Transforming from college to university meant reimagining and restructuring who we are. Now, with the pieces and people in place, St. Kate's is ready to step boldly into the future.
BY ANDY STEINER | PHOTOS BY REBECCA ZENEFSKI '10
NOT LONG AGO, COLLEEN HEGRANES, St. Catherine University's senior vice president for academic affairs, had an epiphany.
"I was in a meeting, and I looked around and realized that all four deans were there," Hegranes says. "I turned to Dean Alan Silva and said with a big smile, 'There are five of us here.' I have to admit, I'm feeling euphoric about that."
Hegranes' jubilation comes at the end of a long process that began in 2006, when St. Catherine administrators began seriously discussing the idea of transforming what was then known as the College of St. Catherine into St. Catherine University, complete with a new focus on graduate-level programs and four distinct schools led by a quartet of deans.
Making these changes meant a wholesale reconfiguration of the institution. Faculty and administrators launched into a series of meetings and discussions, working to create a framework that would meet the needs of today's students while holding true to the institution's history of academic excellence in the liberal arts.
After months of planning, the pieces of the puzzle seemed like they were falling into place. In 2006, English Professor Alan Silva had been hired from Hamline University and named dean of Arts and Sciences. He was chosen to head one of the four new schools: Humanities, Arts and Sciences. Two other schools — Professional Studies and the Henrietta Schmoll School of Health — had leaders in place. And a search was underway for the one open position, dean of the School of Business and Leadership.
"Everything was idling on the runway, ready to take off," Silva recalls. Then, as best-laid plans tend to do, things went awry.

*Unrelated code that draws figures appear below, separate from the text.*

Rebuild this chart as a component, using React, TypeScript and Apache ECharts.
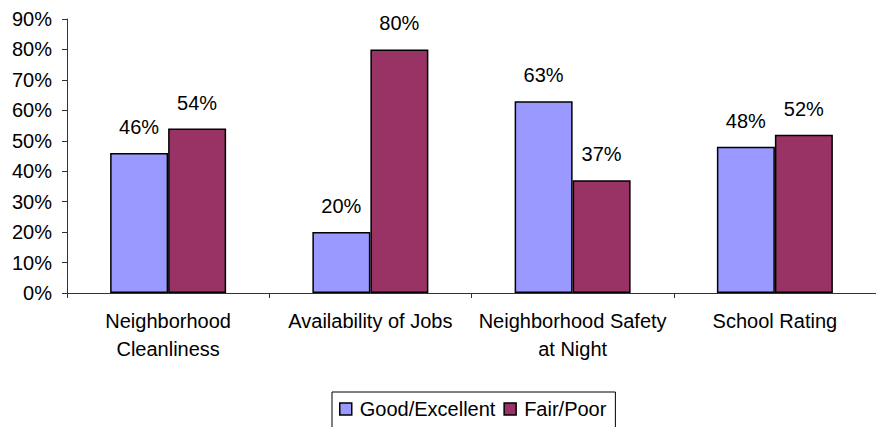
import React, { useEffect, useRef } from "react";
import * as echarts from "echarts";

const categories = ["Neighborhood\nCleanliness", "Availability of Jobs", "Neighborhood Safety\nat Night", "School Rating"];
const goodExcellent = [46, 20, 63, 48];
const fairPoor = [54, 80, 37, 52];
const seriesNames = ["Good/Excellent", "Fair/Poor"];

export default function App() {
  const ref = useRef<HTMLDivElement>(null);
  useEffect(() => {
    const chart = echarts.init(ref.current!, null, { renderer: "svg" });
    const font = "Arial, 'Liberation Sans', sans-serif";
    const label = {
      show: true,
      position: "top" as const,
      distance: 16,
      formatter: "{c}%",
      fontFamily: font,
      fontSize: 20,
      color: "#000",
    };
    chart.setOption({
      animation: false,
      backgroundColor: "#fff",
      grid: { left: 67, top: 19, width: 816, bottom: 134, containLabel: false },
      legend: {
        top: 392,
        left: 332,
        data: seriesNames,
        itemWidth: 12,
        itemHeight: 12,
        itemGap: 8,
        borderColor: "#000",
        borderWidth: 1,
        padding: [7, 9, 10, 7],
        textStyle: { fontFamily: font, fontSize: 20, color: "#000", padding: [0, 0, 0, 3] },
        icon: "rect",
        itemStyle: { borderColor: "#000", borderWidth: 1.5 },
      },
      xAxis: {
        type: "category",
        data: categories,
        axisLine: { lineStyle: { color: "#333", width: 1 } },
        axisTick: { show: true, length: 5, lineStyle: { color: "#333" } },
        axisLabel: {
          fontFamily: font,
          fontSize: 20,
          color: "#000",
          margin: 14,
          lineHeight: 28,
          interval: 0,
        },
      },
      yAxis: {
        type: "value",
        min: 0,
        max: 90,
        interval: 10,
        splitLine: { show: false },
        axisLine: { show: true, lineStyle: { color: "#333", width: 1 } },
        axisTick: { show: true, length: 5, lineStyle: { color: "#333" } },
        axisLabel: {
          formatter: "{value}%",
          fontFamily: font,
          fontSize: 20,
          color: "#000",
          margin: 15,
        },
      },
      series: [
        {
          name: seriesNames[0],
          type: "bar",
          data: goodExcellent,
          barWidth: 58,
          barGap: "0%",
          itemStyle: { color: "#9999FF", borderColor: "#000", borderWidth: 1.5 },
          label,
        },
        {
          name: seriesNames[1],
          type: "bar",
          data: fairPoor,
          barWidth: 58,
          barGap: "0%",
          itemStyle: { color: "#993366", borderColor: "#000", borderWidth: 1.5 },
          label,
        },
      ],
    });
    return () => chart.dispose();
  }, []);
  return (
    <div
      ref={ref}
      style={{ position: "fixed", left: 0, top: 0, width: 876, height: 427 }}
    />
  );
}
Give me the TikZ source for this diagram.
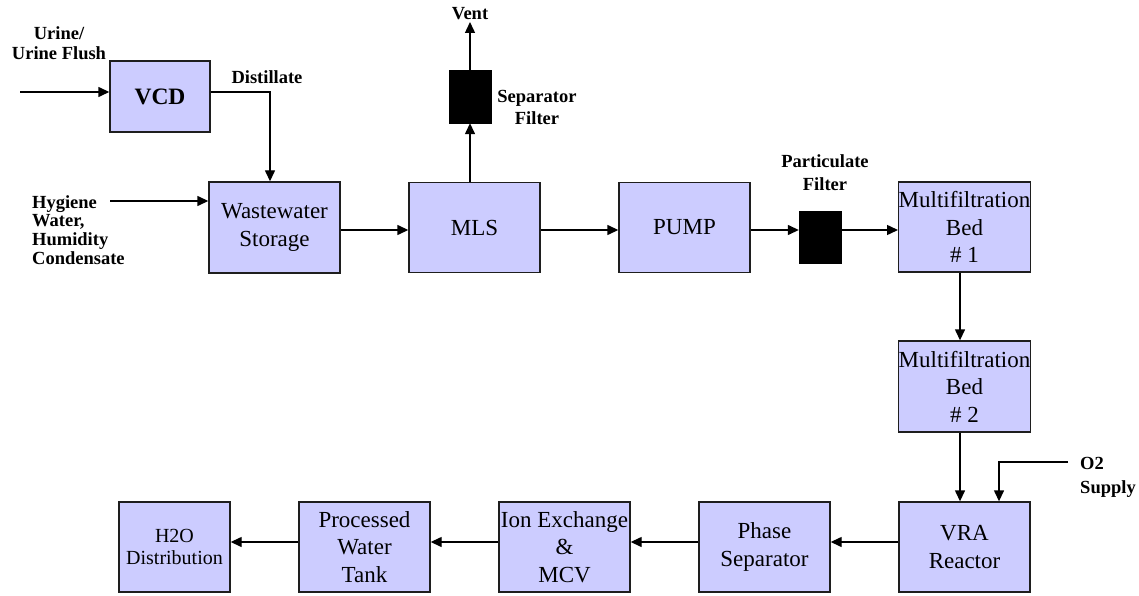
\documentclass[tikz,border=0pt]{standalone}
\usepackage{fontspec}
\setmainfont{LiberationSerif}[Extension=.ttf,UprightFont=*-Regular,BoldFont=*-Bold,ItalicFont=*-Italic,BoldItalicFont=*-BoldItalic]
\usetikzlibrary{arrows.meta}
\definecolor{boxfill}{HTML}{CCCCFF}
\definecolor{boxline}{HTML}{1E1E1E}
\begin{document}
\begin{tikzpicture}[x=1pt,y=-1pt,
  box/.style={draw=boxline,fill=boxfill,line width=1.4pt,inner sep=0pt,align=center,
    font=\fontsize{23}{27.5}\selectfont},
  filt/.style={fill=black,draw=black,inner sep=0pt},
  lbl/.style={inner sep=0pt,font=\bfseries\fontsize{18.5}{20.5}\selectfont},
  arr/.style={line width=1.4pt,-{Triangle[length=11pt,width=10pt]}},
  ln/.style={line width=1.4pt}]
\useasboundingbox (0,0) rectangle (1139,596);
\fill[white] (0,0) rectangle (1139,596);
% boxes
\node[box,minimum width=100pt,minimum height=71pt,font=\bfseries\fontsize{23.5}{26}\selectfont] (vcd) at (160,96.5) {VCD};
\node[box,minimum width=131pt,minimum height=91pt] (ws) at (274.5,227.5) {Wastewater\\Storage};
\node[box,minimum width=131pt,minimum height=90pt] (mls) at (474.5,227.5) {MLS};
\node[box,minimum width=131pt,minimum height=90pt] (pump) at (684.5,227.5) {PUMP};
\node[filt,minimum width=42pt,minimum height=53pt] (sf) at (470,96.5) {};
\node[filt,minimum width=42pt,minimum height=52pt] (pf) at (820,237) {};
\node[box,minimum width=131pt,minimum height=90pt] (bed1) at (964.5,227) {Multifiltration\\Bed\\\# 1};
\node[box,minimum width=131pt,minimum height=91pt] (bed2) at (964.5,386.5) {Multifiltration\\Bed\\\# 2};
\node[box,minimum width=131pt,minimum height=90pt] (vra) at (964.5,547) {VRA\\Reactor};
\node[box,minimum width=131pt,minimum height=90pt] (phase) at (764.5,547) {Phase\\Separator};
\node[box,minimum width=131pt,minimum height=90pt] (ion) at (564.5,547) {Ion Exchange\\\&\\MCV};
\node[box,minimum width=131pt,minimum height=90pt] (pwt) at (364.5,547) {Processed\\Water\\Tank};
\node[box,minimum width=111pt,minimum height=90pt,font=\fontsize{20}{22.5}\selectfont] (h2o) at (174.5,547) {H2O\\Distribution};
% labels
\node[lbl,align=center,font=\bfseries\fontsize{18.5}{20}\selectfont] (urine) at (59,43) {Urine/\\Urine Flush};
\node[lbl] (dist) at (267,77) {Distillate};
\node[lbl,align=left,anchor=west,font=\bfseries\fontsize{18.5}{18.8}\selectfont] (hyg) at (32,230) {Hygiene\\Water,\\Humidity\\Condensate};
\node[lbl] (vent) at (470,14) {Vent};
\node[lbl,align=center,font=\bfseries\fontsize{18.5}{22}\selectfont] (sflbl) at (537,107) {Separator\\Filter};
\node[lbl,align=center,font=\bfseries\fontsize{18.5}{23}\selectfont] (pflbl) at (825,172.5) {Particulate\\Filter};
\node[lbl,align=left,anchor=west,font=\bfseries\fontsize{18.5}{24}\selectfont] (o2lbl) at (1080,477) {O2\\Supply};
% helper coordinates
\coordinate (uin) at (20,92);
\coordinate (hin) at (110,201);
\coordinate (dx) at (270,0);
\coordinate (row) at (0,230);
\coordinate (vx) at (470,0);
\coordinate (ventend) at (470,22);
\coordinate (bx) at (960,0);
\coordinate (o2) at (1068,462);
\coordinate (o2x) at (999,0);
\coordinate (brow) at (0,542);
% connectors
\draw[arr] (uin) -- (vcd.west |- uin);
\draw[arr] (vcd.east |- uin) -| (ws.north -| dx);
\draw[arr] (hin) -- (ws.west |- hin);
\draw[arr] (ws.east |- row) -- (mls.west |- row);
\draw[arr] (mls.east |- row) -- (pump.west |- row);
\draw[arr] (pump.east |- row) -- (pf.west |- row);
\draw[arr] (pf.east |- row) -- (bed1.west |- row);
\draw[arr] (mls.north -| vx) -- (sf.south);
\draw[arr] (sf.north) -- (ventend);
\draw[arr] (bed1.south -| bx) -- (bed2.north -| bx);
\draw[arr] (bed2.south -| bx) -- (vra.north -| bx);
\draw[arr] (o2) -| (vra.north -| o2x);
\draw[arr] (vra.west |- brow) -- (phase.east |- brow);
\draw[arr] (phase.west |- brow) -- (ion.east |- brow);
\draw[arr] (ion.west |- brow) -- (pwt.east |- brow);
\draw[arr] (pwt.west |- brow) -- (h2o.east |- brow);
\end{tikzpicture}
\end{document}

Dean of Professional Studies Susan Cochrane announced her retirement. Health Professions Dean Margaret K. McLaughlin took a job at a different institution. "Before you knew it, we were looking for three deans instead of one," Hegranes says ruefully. "It all just came raining down at once."
Administrators turned what could have been a crisis into opportunity. They appointed interim deans for the three schools and launched simultaneous searches for the open positions. Committees interviewed candidates from around the country until they decided on three stellar picks: MaryAnn Janosik (School of Professional Studies and Graduate College), Paula King (School of Business and Leadership), and Penelope Moyers (Henrietta Schmoll School of Health).
"It's been a wild ride," Hegranes says with a laugh, "but it's also been a lot of fun. We are very excited about the direction the University is heading with Alan and these new deans. Now we can begin implementing all of our grand plans."
Silva is delighted, both with his new colleagues and with the reconfiguration of the institution. "We made these structural changes because they were right for an institution of our history and stature," he says. "Our enrollments are strong, and our graduates are successful, so it's not like we were making this move out of fear or desperation."
Plus, after McLaughlin and Cochrane's departures, it was getting lonely being the "last dean standing."
"The three women who've come in have a lot of experience and talent," says Silva, who is slso assistant vice president of the College for Women. "We're getting new vision, fresh voices and new perspectives. It's truly exhilarating."